| Provided data |
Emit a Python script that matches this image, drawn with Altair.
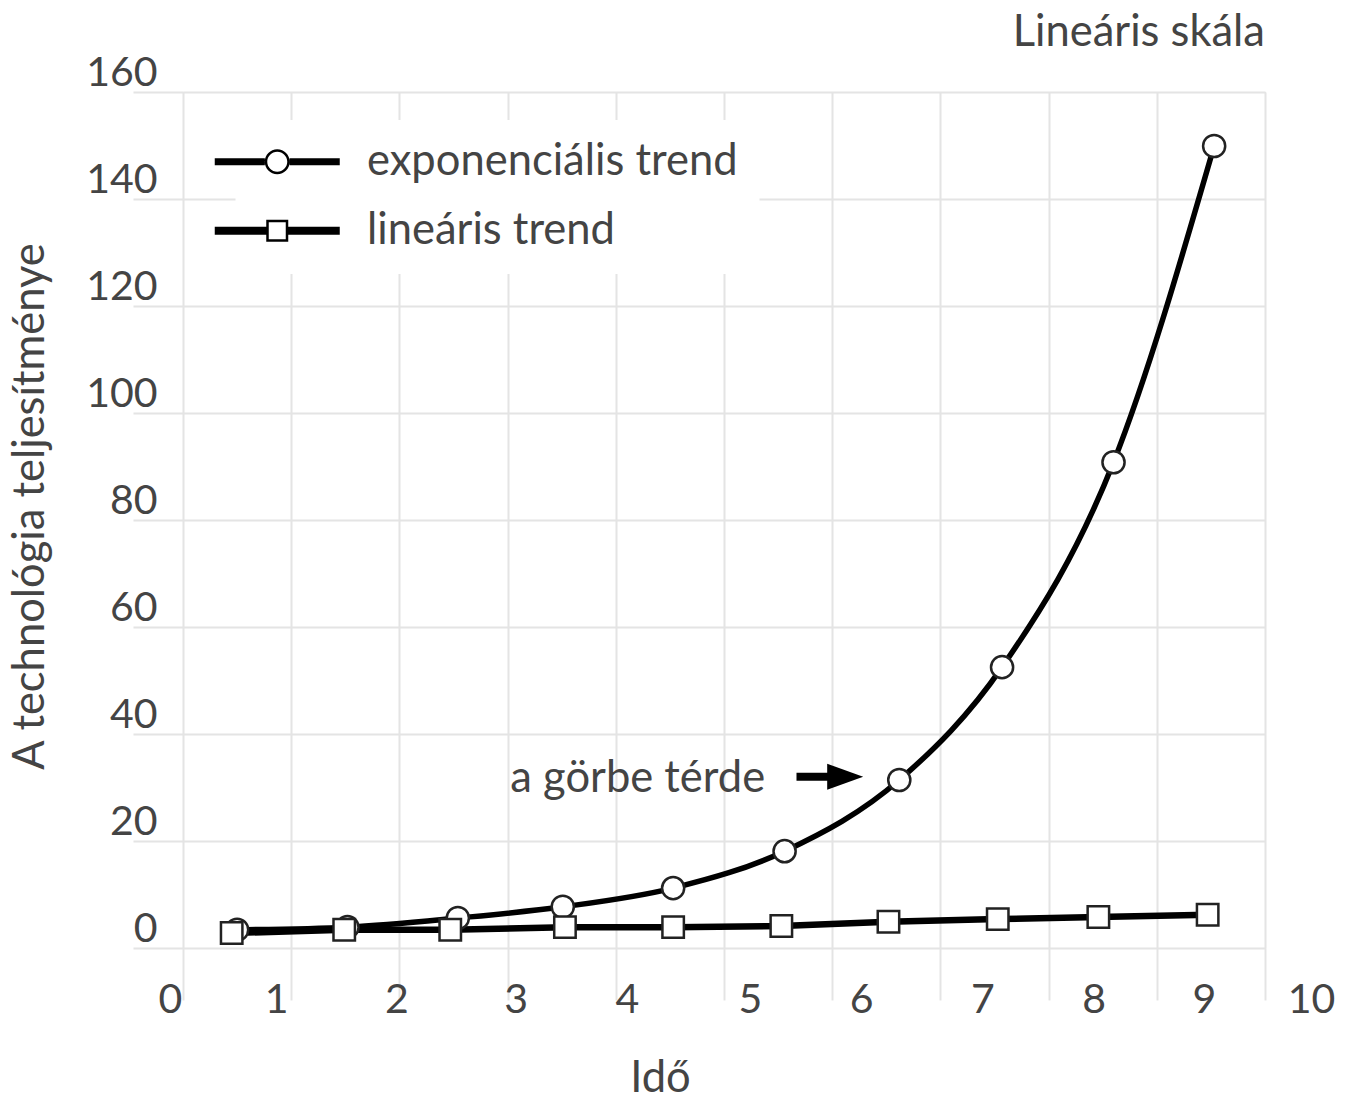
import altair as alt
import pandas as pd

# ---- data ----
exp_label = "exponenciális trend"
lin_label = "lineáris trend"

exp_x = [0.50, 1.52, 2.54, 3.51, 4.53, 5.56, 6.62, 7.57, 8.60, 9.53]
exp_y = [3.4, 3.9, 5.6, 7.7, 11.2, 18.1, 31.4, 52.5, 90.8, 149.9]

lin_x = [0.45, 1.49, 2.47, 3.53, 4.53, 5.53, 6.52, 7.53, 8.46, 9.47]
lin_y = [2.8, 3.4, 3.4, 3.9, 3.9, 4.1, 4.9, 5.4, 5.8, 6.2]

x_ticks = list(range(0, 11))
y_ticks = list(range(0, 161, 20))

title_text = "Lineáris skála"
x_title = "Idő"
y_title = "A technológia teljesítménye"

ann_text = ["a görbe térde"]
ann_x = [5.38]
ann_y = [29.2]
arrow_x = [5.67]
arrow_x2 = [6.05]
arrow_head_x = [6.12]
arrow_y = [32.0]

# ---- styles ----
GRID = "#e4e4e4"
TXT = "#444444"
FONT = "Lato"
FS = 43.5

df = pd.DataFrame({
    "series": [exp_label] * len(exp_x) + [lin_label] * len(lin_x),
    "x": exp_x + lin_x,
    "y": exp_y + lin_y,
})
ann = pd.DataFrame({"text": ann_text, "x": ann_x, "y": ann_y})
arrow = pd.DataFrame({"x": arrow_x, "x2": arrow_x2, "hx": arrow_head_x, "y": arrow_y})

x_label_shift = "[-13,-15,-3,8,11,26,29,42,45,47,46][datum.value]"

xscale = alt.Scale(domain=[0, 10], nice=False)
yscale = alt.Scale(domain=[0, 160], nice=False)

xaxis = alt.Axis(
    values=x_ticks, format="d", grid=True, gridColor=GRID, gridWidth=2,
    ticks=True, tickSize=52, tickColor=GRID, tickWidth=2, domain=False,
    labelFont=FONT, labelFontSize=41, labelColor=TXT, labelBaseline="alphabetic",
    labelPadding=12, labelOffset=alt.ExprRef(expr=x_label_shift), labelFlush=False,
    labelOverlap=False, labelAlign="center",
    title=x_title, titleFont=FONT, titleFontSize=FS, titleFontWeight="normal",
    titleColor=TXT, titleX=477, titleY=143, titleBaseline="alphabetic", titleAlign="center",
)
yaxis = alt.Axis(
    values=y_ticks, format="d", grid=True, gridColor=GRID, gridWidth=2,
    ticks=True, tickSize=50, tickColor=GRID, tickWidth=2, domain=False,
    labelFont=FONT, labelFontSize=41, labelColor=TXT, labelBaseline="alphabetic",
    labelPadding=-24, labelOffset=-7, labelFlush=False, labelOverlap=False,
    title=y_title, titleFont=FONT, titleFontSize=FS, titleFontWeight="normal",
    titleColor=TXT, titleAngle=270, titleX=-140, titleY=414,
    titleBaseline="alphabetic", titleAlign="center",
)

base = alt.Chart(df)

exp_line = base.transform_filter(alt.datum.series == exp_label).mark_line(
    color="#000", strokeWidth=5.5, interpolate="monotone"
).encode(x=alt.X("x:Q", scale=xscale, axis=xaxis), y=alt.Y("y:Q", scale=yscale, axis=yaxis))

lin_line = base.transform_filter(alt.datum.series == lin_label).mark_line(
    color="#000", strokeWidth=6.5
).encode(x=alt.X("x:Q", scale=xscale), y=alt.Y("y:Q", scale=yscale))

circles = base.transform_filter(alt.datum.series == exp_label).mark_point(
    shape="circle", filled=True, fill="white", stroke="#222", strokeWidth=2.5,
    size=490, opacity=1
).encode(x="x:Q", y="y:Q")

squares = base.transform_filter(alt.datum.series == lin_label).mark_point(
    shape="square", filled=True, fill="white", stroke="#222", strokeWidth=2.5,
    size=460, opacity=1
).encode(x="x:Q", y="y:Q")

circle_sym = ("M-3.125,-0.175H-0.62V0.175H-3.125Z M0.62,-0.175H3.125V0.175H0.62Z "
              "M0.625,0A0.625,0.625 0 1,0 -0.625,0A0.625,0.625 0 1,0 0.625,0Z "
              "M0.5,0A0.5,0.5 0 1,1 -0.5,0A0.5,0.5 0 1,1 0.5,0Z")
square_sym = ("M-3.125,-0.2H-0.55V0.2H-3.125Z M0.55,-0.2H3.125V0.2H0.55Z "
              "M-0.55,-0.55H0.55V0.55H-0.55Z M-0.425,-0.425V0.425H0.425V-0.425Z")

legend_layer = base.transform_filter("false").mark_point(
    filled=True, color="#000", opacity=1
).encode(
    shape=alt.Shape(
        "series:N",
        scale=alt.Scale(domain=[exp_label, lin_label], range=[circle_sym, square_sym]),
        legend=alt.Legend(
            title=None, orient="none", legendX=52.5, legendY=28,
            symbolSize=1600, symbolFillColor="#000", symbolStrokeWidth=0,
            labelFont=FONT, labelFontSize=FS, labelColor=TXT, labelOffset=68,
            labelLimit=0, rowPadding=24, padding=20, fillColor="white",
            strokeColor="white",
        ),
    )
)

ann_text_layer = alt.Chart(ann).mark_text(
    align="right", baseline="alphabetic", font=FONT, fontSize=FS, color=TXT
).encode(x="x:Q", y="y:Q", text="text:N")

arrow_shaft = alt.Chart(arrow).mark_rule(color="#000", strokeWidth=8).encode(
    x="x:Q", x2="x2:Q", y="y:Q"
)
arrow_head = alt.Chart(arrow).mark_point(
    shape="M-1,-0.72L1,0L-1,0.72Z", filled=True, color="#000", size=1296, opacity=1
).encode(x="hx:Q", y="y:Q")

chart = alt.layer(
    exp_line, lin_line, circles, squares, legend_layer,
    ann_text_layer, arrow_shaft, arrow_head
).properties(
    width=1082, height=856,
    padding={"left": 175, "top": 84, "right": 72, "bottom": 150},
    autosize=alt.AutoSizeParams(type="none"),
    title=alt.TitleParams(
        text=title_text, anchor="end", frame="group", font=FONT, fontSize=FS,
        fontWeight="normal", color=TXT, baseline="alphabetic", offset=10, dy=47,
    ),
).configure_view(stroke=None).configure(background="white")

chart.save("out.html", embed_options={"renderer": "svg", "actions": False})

| What the task asks |
Omit the pictures, and quote the material above exactly as given.

| Expected output |
Emit a Python script that matches this image, drawn with Altair.
import altair as alt
import pandas as pd

# ---- data ----
exp_label = "exponenciális trend"
lin_label = "lineáris trend"

exp_x = [0.50, 1.52, 2.54, 3.51, 4.53, 5.56, 6.62, 7.57, 8.60, 9.53]
exp_y = [3.4, 3.9, 5.6, 7.7, 11.2, 18.1, 31.4, 52.5, 90.8, 149.9]

lin_x = [0.45, 1.49, 2.47, 3.53, 4.53, 5.53, 6.52, 7.53, 8.46, 9.47]
lin_y = [2.8, 3.4, 3.4, 3.9, 3.9, 4.1, 4.9, 5.4, 5.8, 6.2]

x_ticks = list(range(0, 11))
y_ticks = list(range(0, 161, 20))

title_text = "Lineáris skála"
x_title = "Idő"
y_title = "A technológia teljesítménye"

ann_text = ["a görbe térde"]
ann_x = [5.38]
ann_y = [29.2]
arrow_x = [5.67]
arrow_x2 = [6.05]
arrow_head_x = [6.12]
arrow_y = [32.0]

# ---- styles ----
GRID = "#e4e4e4"
TXT = "#444444"
FONT = "Lato"
FS = 43.5

df = pd.DataFrame({
    "series": [exp_label] * len(exp_x) + [lin_label] * len(lin_x),
    "x": exp_x + lin_x,
    "y": exp_y + lin_y,
})
ann = pd.DataFrame({"text": ann_text, "x": ann_x, "y": ann_y})
arrow = pd.DataFrame({"x": arrow_x, "x2": arrow_x2, "hx": arrow_head_x, "y": arrow_y})

x_label_shift = "[-13,-15,-3,8,11,26,29,42,45,47,46][datum.value]"

xscale = alt.Scale(domain=[0, 10], nice=False)
yscale = alt.Scale(domain=[0, 160], nice=False)

xaxis = alt.Axis(
    values=x_ticks, format="d", grid=True, gridColor=GRID, gridWidth=2,
    ticks=True, tickSize=52, tickColor=GRID, tickWidth=2, domain=False,
    labelFont=FONT, labelFontSize=41, labelColor=TXT, labelBaseline="alphabetic",
    labelPadding=12, labelOffset=alt.ExprRef(expr=x_label_shift), labelFlush=False,
    labelOverlap=False, labelAlign="center",
    title=x_title, titleFont=FONT, titleFontSize=FS, titleFontWeight="normal",
    titleColor=TXT, titleX=477, titleY=143, titleBaseline="alphabetic", titleAlign="center",
)
yaxis = alt.Axis(
    values=y_ticks, format="d", grid=True, gridColor=GRID, gridWidth=2,
    ticks=True, tickSize=50, tickColor=GRID, tickWidth=2, domain=False,
    labelFont=FONT, labelFontSize=41, labelColor=TXT, labelBaseline="alphabetic",
    labelPadding=-24, labelOffset=-7, labelFlush=False, labelOverlap=False,
    title=y_title, titleFont=FONT, titleFontSize=FS, titleFontWeight="normal",
    titleColor=TXT, titleAngle=270, titleX=-140, titleY=414,
    titleBaseline="alphabetic", titleAlign="center",
)

base = alt.Chart(df)

exp_line = base.transform_filter(alt.datum.series == exp_label).mark_line(
    color="#000", strokeWidth=5.5, interpolate="monotone"
).encode(x=alt.X("x:Q", scale=xscale, axis=xaxis), y=alt.Y("y:Q", scale=yscale, axis=yaxis))

lin_line = base.transform_filter(alt.datum.series == lin_label).mark_line(
    color="#000", strokeWidth=6.5
).encode(x=alt.X("x:Q", scale=xscale), y=alt.Y("y:Q", scale=yscale))

circles = base.transform_filter(alt.datum.series == exp_label).mark_point(
    shape="circle", filled=True, fill="white", stroke="#222", strokeWidth=2.5,
    size=490, opacity=1
).encode(x="x:Q", y="y:Q")

squares = base.transform_filter(alt.datum.series == lin_label).mark_point(
    shape="square", filled=True, fill="white", stroke="#222", strokeWidth=2.5,
    size=460, opacity=1
).encode(x="x:Q", y="y:Q")

circle_sym = ("M-3.125,-0.175H-0.62V0.175H-3.125Z M0.62,-0.175H3.125V0.175H0.62Z "
              "M0.625,0A0.625,0.625 0 1,0 -0.625,0A0.625,0.625 0 1,0 0.625,0Z "
              "M0.5,0A0.5,0.5 0 1,1 -0.5,0A0.5,0.5 0 1,1 0.5,0Z")
square_sym = ("M-3.125,-0.2H-0.55V0.2H-3.125Z M0.55,-0.2H3.125V0.2H0.55Z "
              "M-0.55,-0.55H0.55V0.55H-0.55Z M-0.425,-0.425V0.425H0.425V-0.425Z")

legend_layer = base.transform_filter("false").mark_point(
    filled=True, color="#000", opacity=1
).encode(
    shape=alt.Shape(
        "series:N",
        scale=alt.Scale(domain=[exp_label, lin_label], range=[circle_sym, square_sym]),
        legend=alt.Legend(
            title=None, orient="none", legendX=52.5, legendY=28,
            symbolSize=1600, symbolFillColor="#000", symbolStrokeWidth=0,
            labelFont=FONT, labelFontSize=FS, labelColor=TXT, labelOffset=68,
            labelLimit=0, rowPadding=24, padding=20, fillColor="white",
            strokeColor="white",
        ),
    )
)

ann_text_layer = alt.Chart(ann).mark_text(
    align="right", baseline="alphabetic", font=FONT, fontSize=FS, color=TXT
).encode(x="x:Q", y="y:Q", text="text:N")

arrow_shaft = alt.Chart(arrow).mark_rule(color="#000", strokeWidth=8).encode(
    x="x:Q", x2="x2:Q", y="y:Q"
)
arrow_head = alt.Chart(arrow).mark_point(
    shape="M-1,-0.72L1,0L-1,0.72Z", filled=True, color="#000", size=1296, opacity=1
).encode(x="hx:Q", y="y:Q")

chart = alt.layer(
    exp_line, lin_line, circles, squares, legend_layer,
    ann_text_layer, arrow_shaft, arrow_head
).properties(
    width=1082, height=856,
    padding={"left": 175, "top": 84, "right": 72, "bottom": 150},
    autosize=alt.AutoSizeParams(type="none"),
    title=alt.TitleParams(
        text=title_text, anchor="end", frame="group", font=FONT, fontSize=FS,
        fontWeight="normal", color=TXT, baseline="alphabetic", offset=10, dy=47,
    ),
).configure_view(stroke=None).configure(background="white")

chart.save("out.html", embed_options={"renderer": "svg", "actions": False})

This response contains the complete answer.